**TASK**
Will you output all of the data below exactly, omitting the images?

**PROVIDED MATERIAL**
[start]
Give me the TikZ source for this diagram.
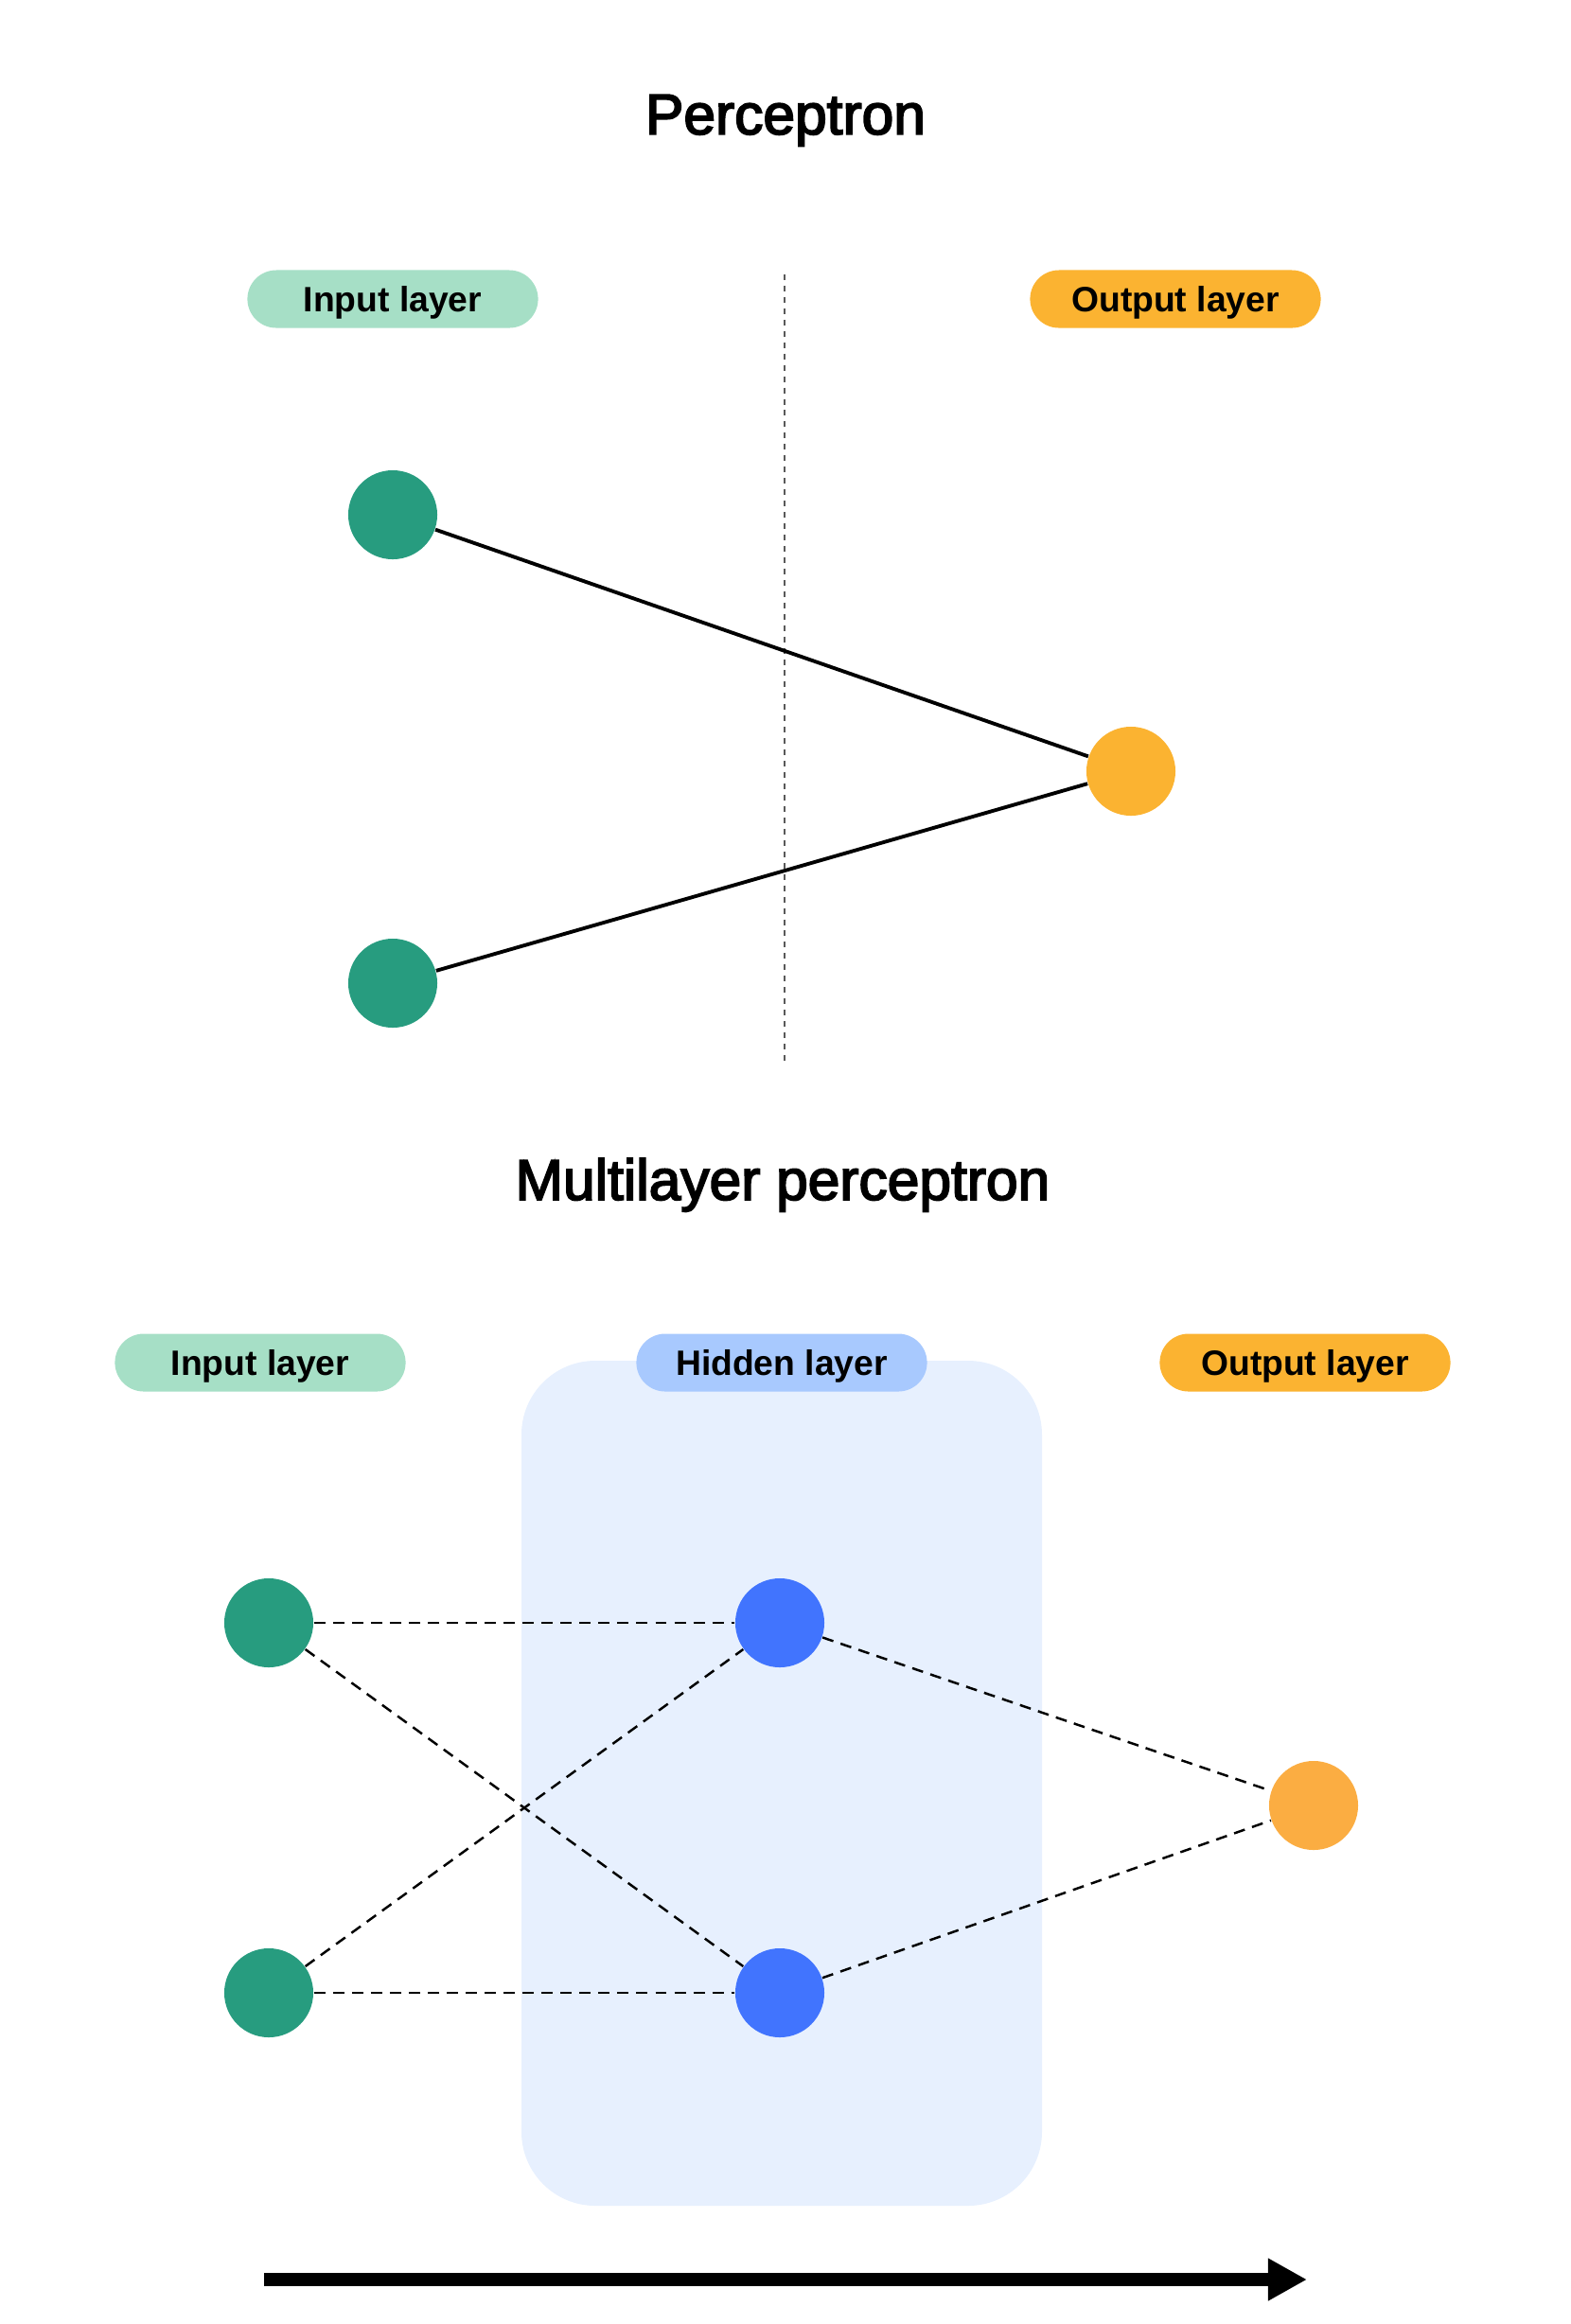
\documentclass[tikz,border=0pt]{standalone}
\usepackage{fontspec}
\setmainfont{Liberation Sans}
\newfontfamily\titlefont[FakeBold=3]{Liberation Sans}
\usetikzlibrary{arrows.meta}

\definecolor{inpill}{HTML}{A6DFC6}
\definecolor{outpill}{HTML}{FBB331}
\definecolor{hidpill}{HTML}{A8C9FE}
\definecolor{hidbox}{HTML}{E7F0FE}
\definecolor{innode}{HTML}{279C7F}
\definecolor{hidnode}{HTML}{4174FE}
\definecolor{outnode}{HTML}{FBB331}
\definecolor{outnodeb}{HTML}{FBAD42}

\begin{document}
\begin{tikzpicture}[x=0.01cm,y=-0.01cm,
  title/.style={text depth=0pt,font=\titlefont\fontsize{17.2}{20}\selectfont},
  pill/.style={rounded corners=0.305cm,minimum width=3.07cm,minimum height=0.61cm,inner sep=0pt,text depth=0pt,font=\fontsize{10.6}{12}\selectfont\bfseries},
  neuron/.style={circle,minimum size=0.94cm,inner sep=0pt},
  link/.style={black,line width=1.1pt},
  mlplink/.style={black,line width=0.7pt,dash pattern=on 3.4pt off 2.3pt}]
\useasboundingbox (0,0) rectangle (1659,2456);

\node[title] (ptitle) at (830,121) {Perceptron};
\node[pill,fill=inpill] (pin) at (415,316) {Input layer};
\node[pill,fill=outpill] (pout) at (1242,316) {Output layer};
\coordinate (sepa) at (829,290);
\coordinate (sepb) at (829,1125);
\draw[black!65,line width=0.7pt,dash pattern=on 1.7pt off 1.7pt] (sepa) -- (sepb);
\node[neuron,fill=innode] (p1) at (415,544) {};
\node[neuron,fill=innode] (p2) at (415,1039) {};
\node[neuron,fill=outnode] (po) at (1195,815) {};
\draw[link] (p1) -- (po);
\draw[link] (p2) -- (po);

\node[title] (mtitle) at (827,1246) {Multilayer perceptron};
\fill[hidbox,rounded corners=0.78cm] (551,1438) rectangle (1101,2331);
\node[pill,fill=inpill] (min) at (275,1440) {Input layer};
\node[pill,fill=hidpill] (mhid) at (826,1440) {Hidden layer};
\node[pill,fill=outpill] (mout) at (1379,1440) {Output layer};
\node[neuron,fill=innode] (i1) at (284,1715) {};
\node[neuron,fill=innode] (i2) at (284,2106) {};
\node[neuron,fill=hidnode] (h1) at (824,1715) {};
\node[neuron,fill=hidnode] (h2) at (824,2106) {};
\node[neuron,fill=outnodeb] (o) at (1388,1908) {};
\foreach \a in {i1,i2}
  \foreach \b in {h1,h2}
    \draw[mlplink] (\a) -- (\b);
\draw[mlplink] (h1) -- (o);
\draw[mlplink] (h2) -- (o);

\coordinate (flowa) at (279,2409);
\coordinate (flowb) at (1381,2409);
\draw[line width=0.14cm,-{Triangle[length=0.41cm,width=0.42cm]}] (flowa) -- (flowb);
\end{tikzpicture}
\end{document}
[end]
**EXERCISE RESPONSE**
Give me the TikZ source for this diagram.
\documentclass[tikz,border=0pt]{standalone}
\usepackage{fontspec}
\setmainfont{Liberation Sans}
\newfontfamily\titlefont[FakeBold=3]{Liberation Sans}
\usetikzlibrary{arrows.meta}

\definecolor{inpill}{HTML}{A6DFC6}
\definecolor{outpill}{HTML}{FBB331}
\definecolor{hidpill}{HTML}{A8C9FE}
\definecolor{hidbox}{HTML}{E7F0FE}
\definecolor{innode}{HTML}{279C7F}
\definecolor{hidnode}{HTML}{4174FE}
\definecolor{outnode}{HTML}{FBB331}
\definecolor{outnodeb}{HTML}{FBAD42}

\begin{document}
\begin{tikzpicture}[x=0.01cm,y=-0.01cm,
  title/.style={text depth=0pt,font=\titlefont\fontsize{17.2}{20}\selectfont},
  pill/.style={rounded corners=0.305cm,minimum width=3.07cm,minimum height=0.61cm,inner sep=0pt,text depth=0pt,font=\fontsize{10.6}{12}\selectfont\bfseries},
  neuron/.style={circle,minimum size=0.94cm,inner sep=0pt},
  link/.style={black,line width=1.1pt},
  mlplink/.style={black,line width=0.7pt,dash pattern=on 3.4pt off 2.3pt}]
\useasboundingbox (0,0) rectangle (1659,2456);

\node[title] (ptitle) at (830,121) {Perceptron};
\node[pill,fill=inpill] (pin) at (415,316) {Input layer};
\node[pill,fill=outpill] (pout) at (1242,316) {Output layer};
\coordinate (sepa) at (829,290);
\coordinate (sepb) at (829,1125);
\draw[black!65,line width=0.7pt,dash pattern=on 1.7pt off 1.7pt] (sepa) -- (sepb);
\node[neuron,fill=innode] (p1) at (415,544) {};
\node[neuron,fill=innode] (p2) at (415,1039) {};
\node[neuron,fill=outnode] (po) at (1195,815) {};
\draw[link] (p1) -- (po);
\draw[link] (p2) -- (po);

\node[title] (mtitle) at (827,1246) {Multilayer perceptron};
\fill[hidbox,rounded corners=0.78cm] (551,1438) rectangle (1101,2331);
\node[pill,fill=inpill] (min) at (275,1440) {Input layer};
\node[pill,fill=hidpill] (mhid) at (826,1440) {Hidden layer};
\node[pill,fill=outpill] (mout) at (1379,1440) {Output layer};
\node[neuron,fill=innode] (i1) at (284,1715) {};
\node[neuron,fill=innode] (i2) at (284,2106) {};
\node[neuron,fill=hidnode] (h1) at (824,1715) {};
\node[neuron,fill=hidnode] (h2) at (824,2106) {};
\node[neuron,fill=outnodeb] (o) at (1388,1908) {};
\foreach \a in {i1,i2}
  \foreach \b in {h1,h2}
    \draw[mlplink] (\a) -- (\b);
\draw[mlplink] (h1) -- (o);
\draw[mlplink] (h2) -- (o);

\coordinate (flowa) at (279,2409);
\coordinate (flowb) at (1381,2409);
\draw[line width=0.14cm,-{Triangle[length=0.41cm,width=0.42cm]}] (flowa) -- (flowb);
\end{tikzpicture}
\end{document}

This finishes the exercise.